如何在lambda中捕获此对象的变量？

Question

I have seen many answers on SO asking about capturing this by reference but I have a different question. What if I want to capture a specific variable owned by this object?

For example:

auto rel_pose = [this->_last_pose["main_pose"],&pose](Eigen::VectorXd pose1, Eigen::VectorXd pose2)
    {
        // Some code
        return pose;
    };

I want to capture the specific variable of this by value and use it inside my lambda expression. Why this is not possible?

Answer 1

It's possible:

struct S
{
    int i = 7;
    char c = 0;
};

int main(int argc, char* argv[])
{
    S s;
    auto l = [integer = s.i]() {
        return integer;
    };

    return l();
}

Answer 2

You can apply by-copy capture with an initializer (since C++14) (or by-reference capture with an initializer, depends on your demand), eg

auto rel_pose = [some_pose = this->_last_pose["main_pose"], &pose](Eigen::VectorXd pose1, Eigen::VectorXd pose2)
{
    // Some code using some_pose
    return pose;
};

Note that we can only capture identifiers in lambda, we can't capture expressions like this->_last_pose["main_pose"] directly.

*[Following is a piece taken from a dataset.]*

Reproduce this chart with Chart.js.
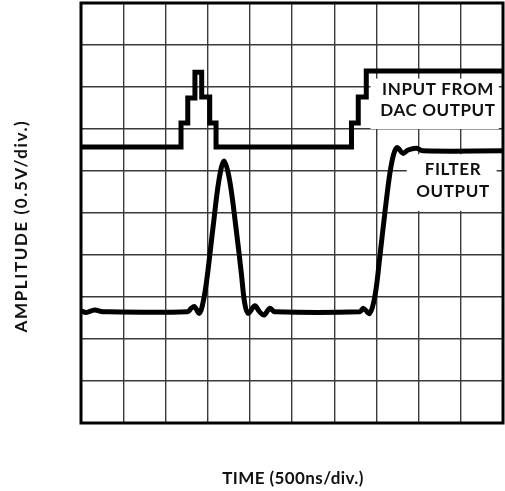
<!DOCTYPE html>
<html>
<head>
<meta charset="utf-8">
<script src="https://cdn.jsdelivr.net/npm/chart.js@4"></script>
<style>
  html, body { margin: 0; padding: 0; background: #fff; }
  #wrap { width: 505px; height: 491px; }
</style>
</head>
<body>
<div id="wrap"><canvas id="chart" width="505" height="491"></canvas></div>
<script>
// grid divisions (time in 500ns/div, amplitude in 0.5V/div)
const divTicks = [0, 1, 2, 3, 4, 5, 6, 7, 8, 9, 10];

// input from DAC (stepped)
const dacTime = [0, 2.37, 2.37, 2.53, 2.53, 2.70, 2.70, 2.86, 2.86, 3.05, 3.05, 3.20, 3.20,
  6.41, 6.41, 6.57, 6.57, 6.76, 6.76, 10];
const dacLevel = [6.57, 6.57, 7.14, 7.14, 7.74, 7.74, 8.35, 8.35, 7.76, 7.76, 7.14, 7.14, 6.57,
  6.57, 7.14, 7.14, 7.76, 7.76, 8.38, 8.38];

// filter output
const filterTime = [0, 0.12, 0.32, 0.52, 2.53, 2.61, 2.69, 2.80, 2.87, 2.97, 3.13, 3.27, 3.39,
  3.52, 3.67, 3.80, 3.88, 3.96, 4.12, 4.23, 4.34, 4.47, 4.59, 6.61, 6.69, 6.84, 6.97, 7.08,
  7.20, 7.32, 7.41, 7.49, 7.63, 7.75, 7.95, 8.11, 10];
const filterLevel = [2.67, 2.63, 2.69, 2.65, 2.65, 2.73, 2.77, 2.61, 2.77, 3.33, 4.67, 5.79, 6.24,
  5.79, 4.67, 3.56, 2.85, 2.61, 2.79, 2.65, 2.57, 2.73, 2.65, 2.65, 2.73, 2.61, 3.05, 3.95,
  5.00, 5.95, 6.40, 6.56, 6.42, 6.50, 6.54, 6.48, 6.48];

const pts = (xs, ys) => xs.map((x, i) => ({ x: x, y: ys[i] }));

const labels = {
  id: 'labels',
  beforeDatasetsDraw(chart) {
    const { ctx, scales: { x, y } } = chart;
    ctx.save();
    ctx.fillStyle = '#fff';
    // white boxes behind the trace labels
    ctx.fillRect(x.getPixelForValue(6.86), y.getPixelForValue(8.2), x.getPixelForValue(9.9) - x.getPixelForValue(6.86), y.getPixelForValue(7.0) - y.getPixelForValue(8.2));
    ctx.fillRect(x.getPixelForValue(7.72), y.getPixelForValue(6.4), x.getPixelForValue(9.85) - x.getPixelForValue(7.72), y.getPixelForValue(5.05) - y.getPixelForValue(6.4));
    ctx.fillStyle = '#111';
    ctx.font = 'bold 17px Lato';
    ctx.letterSpacing = '0.6px';
    ctx.textAlign = 'center';
    ctx.textBaseline = 'middle';
    ctx.fillText('INPUT FROM', 438, 90);
    ctx.fillText('DAC OUTPUT', 438, 111);
    ctx.fillText('FILTER', 453, 170);
    ctx.fillText('OUTPUT', 453, 192);
    ctx.restore();
  },
  afterDraw(chart) {
    const { ctx, chartArea: a } = chart;
    ctx.save();
    ctx.strokeStyle = '#000';
    ctx.lineWidth = 3;
    ctx.strokeRect(a.left, a.top, a.right - a.left, a.bottom - a.top);
    ctx.fillStyle = '#111';
    ctx.font = 'bold 17px Lato';
    ctx.textAlign = 'center';
    ctx.textBaseline = 'middle';
    ctx.letterSpacing = '0.4px';
    ctx.fillText('TIME (500ns/div.)', 293, 479);
    ctx.letterSpacing = '1.6px';
    ctx.translate(22, 226);
    ctx.rotate(-Math.PI / 2);
    ctx.fillText('AMPLITUDE (0.5V/div.)', 0, 0);
    ctx.restore();
  }
};

const gridOpts = {
  color: '#3a3a3a',
  lineWidth: 1.4,
  drawTicks: false
};

new Chart(document.getElementById('chart'), {
  type: 'scatter',
  data: {
    datasets: [
      {
        label: 'INPUT FROM DAC OUTPUT',
        data: pts(dacTime, dacLevel),
        showLine: true,
        borderColor: '#000',
        borderWidth: 5,
        borderJoinStyle: 'miter',
        pointRadius: 0,
        tension: 0
      },
      {
        label: 'FILTER OUTPUT',
        data: pts(filterTime, filterLevel),
        showLine: true,
        borderColor: '#000',
        borderWidth: 5,
        borderJoinStyle: 'round',
        pointRadius: 0,
        tension: 0.35
      }
    ]
  },
  options: {
    responsive: false,
    animation: false,
    layout: { padding: { left: 81, right: 2, top: 3, bottom: 68 } },
    plugins: { legend: { display: false }, tooltip: { enabled: false } },
    scales: {
      x: {
        type: 'linear',
        min: divTicks[0],
        max: divTicks[divTicks.length - 1],
        afterBuildTicks: s => { s.ticks = divTicks.map(v => ({ value: v })); },
        ticks: { display: false },
        grid: gridOpts,
        border: { display: false }
      },
      y: {
        type: 'linear',
        min: divTicks[0],
        max: divTicks[divTicks.length - 1],
        afterBuildTicks: s => { s.ticks = divTicks.map(v => ({ value: v })); },
        ticks: { display: false },
        grid: gridOpts,
        border: { display: false }
      }
    }
  },
  plugins: [labels]
});
</script>
</body>
</html>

The captures with an initializer just solve such issues straightforward.

Answer 3

Why this is not possible?

It's possible, like other answers show. But you must do it explicitly . Accessing any member of the current object in the lambda is transformed automatically to an access through the this pointer. When you write a plain [this->_last_pose["main_pose"],&pose] , what's really captured is this , and the access to _last_pose goes through it.

It's simply how lambda captures are specified for member variables. Be grateful you are compiling C++14. In C++11 capturing members by value was not as easy as adding an init capture that does an copy.